Dr Andrew McAuley, a researcher on drug use at Glasgow Caledonian University who will be on the steering group overseeing the drug checking services, said it was a “positive step” which would be particularly important in terms of addressing the dangers associated with street benzodiazepines.

He added: “People report taking handfuls of tablets at a time that may look like regular prescribed benzodiazepines such as diazepam. But nine times out of ten, they probably have very little diazepam in them. It will be largely be etizolam and other uncontrolled drugs, which have different effects.

“It is important because we know there is an increase of the involvement of street benzodiazepines in drug related deaths.

“Drug checking can also act as an early warning system for any dangerous substances newly appearing on the market. Fentanyl would be the obvious example. We know that’s had a massive impact in North America in terms of mortality but there’s no reliable evidence that it is available here. Drug checking has the potential to alert us early if it does appear and to act quickly to reduce the risk of harm.”
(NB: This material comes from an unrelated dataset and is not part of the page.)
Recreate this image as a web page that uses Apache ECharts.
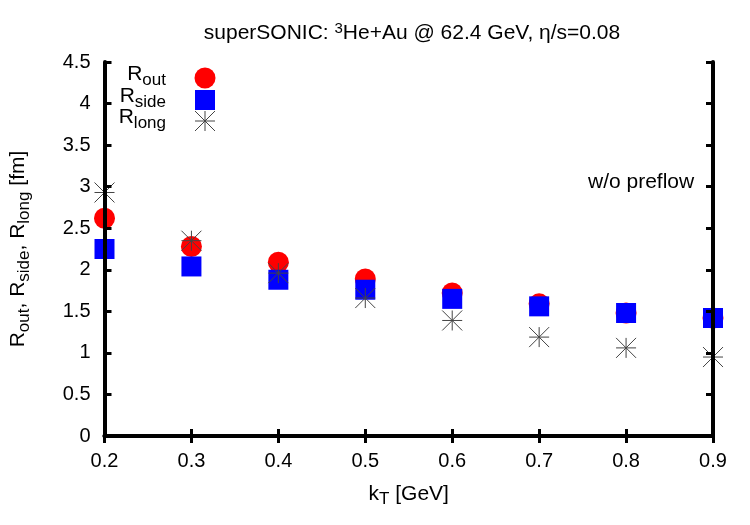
<!DOCTYPE html>
<html>
<head>
<meta charset="utf-8">
<script src="https://cdn.jsdelivr.net/npm/echarts@6/dist/echarts.min.js"></script>
<style>
  html, body { margin: 0; padding: 0; background: #fff; }
  #chart { width: 750px; height: 525px; }
</style>
</head>
<body>
<div id="chart"></div>
<script>
// kT values [GeV] and HBT radii [fm]
const kT = [0.2, 0.3, 0.4, 0.5, 0.6, 0.7, 0.8, 0.9];
const rOut = [2.62, 2.28, 2.09, 1.89, 1.72, 1.59, 1.48, 1.42];
const rSide = [2.25, 2.04, 1.88, 1.76, 1.65, 1.56, 1.48, 1.42];
const rLong = [2.93, 2.35, 1.96, 1.66, 1.39, 1.19, 1.06, 0.95];

const font = 'Liberation Sans, Arial, sans-serif';
const chart = echarts.init(document.getElementById('chart'));

function pairs(ys) {
  return kT.map((x, i) => [x, ys[i]]);
}

// gnuplot-like asterisk (+ and x overlaid)
function starShapes(cx, cy, r) {
  const st = { stroke: '#444', lineWidth: 1 };
  return [
    { type: 'line', shape: { x1: cx - r, y1: cy, x2: cx + r, y2: cy }, style: st },
    { type: 'line', shape: { x1: cx, y1: cy - r, x2: cx, y2: cy + r }, style: st },
    { type: 'line', shape: { x1: cx - r, y1: cy - r, x2: cx + r, y2: cy + r }, style: st },
    { type: 'line', shape: { x1: cx - r, y1: cy + r, x2: cx + r, y2: cy - r }, style: st }
  ];
}

const subRich = {
  n: { fontSize: 21, fontFamily: font, color: '#000' },
  s: { fontSize: 17, fontFamily: font, color: '#000', verticalAlign: 'bottom', padding: [11, 0, 0, 0] }
};

const frameAxis = {
  z: 10,
  axisLine: { show: true, lineStyle: { color: '#000', width: 4 } },
  axisTick: { show: true, inside: true, length: 7, lineStyle: { color: '#000', width: 3 } },
  splitLine: { show: false }
};

const tickFont = { fontSize: 20, fontFamily: font, color: '#000' };

const option = {
  backgroundColor: '#fff',
  animation: false,
  title: {
    text: 'superSONIC: {sup|3}He+Au @ 62.4 GeV, η/s=0.08',
    left: 407, top: 16, textAlign: 'center',
    textStyle: {
      fontSize: 21, fontWeight: 'normal', fontFamily: font, color: '#000',
      rich: {
        sup: { fontSize: 15, fontFamily: font, color: '#000', verticalAlign: 'top', padding: [0, 0, 9, 0] }
      }
    }
  },
  grid: { left: 103, right: 37, top: 62, bottom: 89 },
  xAxis: [
    Object.assign({
      type: 'value', min: 0.2, max: 0.9, interval: 0.1, position: 'bottom',
      name: '{n|k}{s|T}{n| [GeV]}', nameLocation: 'middle', nameGap: 44,
      nameTextStyle: { rich: subRich },
      axisLabel: Object.assign({ margin: 15, formatter: v => v.toFixed(1) }, tickFont)
    }, frameAxis),
    Object.assign({
      type: 'value', min: 0.2, max: 0.9, interval: 0.1, position: 'top',
      axisLabel: { show: false }
    }, frameAxis)
  ],
  yAxis: [
    Object.assign({
      type: 'value', min: 0, max: 4.5, interval: 0.5, position: 'left',
      name: '{n|R}{s|out}{n|, R}{s|side}{n|, R}{s|long}{n| [fm]}',
      nameLocation: 'middle', nameGap: 72, nameRotate: 90,
      nameTextStyle: { rich: subRich },
      axisLabel: Object.assign({ margin: 14 }, tickFont)
    }, frameAxis),
    Object.assign({
      type: 'value', min: 0, max: 4.5, interval: 0.5, position: 'right',
      axisLabel: { show: false }
    }, frameAxis)
  ],
  series: [
    {
      name: 'Rout', type: 'scatter', data: pairs(rOut), clip: false,
      symbol: 'circle', symbolSize: 21, itemStyle: { color: '#ff0000', opacity: 1 }, z: 2
    },
    {
      name: 'Rside', type: 'scatter', data: pairs(rSide), clip: false,
      symbol: 'rect', symbolSize: 20, itemStyle: { color: '#0000ff', opacity: 1 }, z: 3
    },
    {
      name: 'Rlong', type: 'custom', data: pairs(rLong), clip: false, z: 4,
      renderItem: function (params, api) {
        const p = api.coord([api.value(0), api.value(1)]);
        return { type: 'group', children: starShapes(p[0], p[1], 10) };
      }
    }
  ],
  graphic: [
    { type: 'text', right: 750 - 166, top: 64, style: { text: '{n|R}{s|out}', rich: subRich, textAlign: 'right' } },
    { type: 'text', right: 750 - 166, top: 86, style: { text: '{n|R}{s|side}', rich: subRich, textAlign: 'right' } },
    { type: 'text', right: 750 - 166, top: 107, style: { text: '{n|R}{s|long}', rich: subRich, textAlign: 'right' } },
    { type: 'circle', shape: { cx: 205, cy: 78, r: 10.5 }, style: { fill: '#ff0000' }, z: 20 },
    { type: 'rect', shape: { x: 195, y: 90, width: 20, height: 20 }, style: { fill: '#0000ff' }, z: 20 },
    { type: 'group', z: 20, children: starShapes(205, 121, 10) },
    { type: 'text', left: 588, top: 172,
      style: { text: 'w/o preflow', fontSize: 21, fontFamily: font, fill: '#000' } }
  ]
};

chart.setOption(option);
</script>
</body>
</html>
But McAuley claimed engagement work with drug using populations would be critical to ensure it was used.

“A lot of people wouldn’t come to a drugs service with substances on them because it is traditionally a place you go and get urine tested to make sure you are drug free, in relation to the management of your methadone prescription, for example,” he added. “And using illicit drugs on top of a script in the past has had punitive connotations for some.

“So any new drug checking service has to work with people who use drugs to build trust over time to help normalise it alongside other harm reduction initiatives.”

Yet he insisted that once people had built up trust, it would help people to make safer choices, perhaps choosing to take less or it, or smoke their drugs instead of injecting.

Keeping people safer

Activist and former street outreach worker Peter Krykant, who hopes to launch a safer drug consumption van next week allowing drug users to inject their drugs more safely, welcomed the addition of the service.

Krykant, who will be technically breaking the law when he launches the mobile harm reduction service based on similar ones in Denmark and Canada, said that offering drug testing would be another positive way of preventing the loss of life.

“I think it’s a great idea and will keep people safe,” he added. “One of the biggest dangers with benzos is that people don’t know what they are getting from batch to batch.” He claimed drug dealers would be less likely to sell people rogue substances if they knew they would be tested.

However he also stressed that better treatment services were also needed, including better access to residential rehab. Currently Scotland has only about 40 funded rehab beds according to campaigning organisation, Faces and Voices of Recovery (Favor) UK.

A Scottish Government spokesperson said: “We welcome the recommendations coming from the drug deaths task force and we are working with them, and partners, to implement these as a matter of urgency.

“Taskforce members are developing a proposal in relation to the possible introduction of a Home Office licensed drug checking service in Scotland. Early exploratory work about how this could operate is underway.”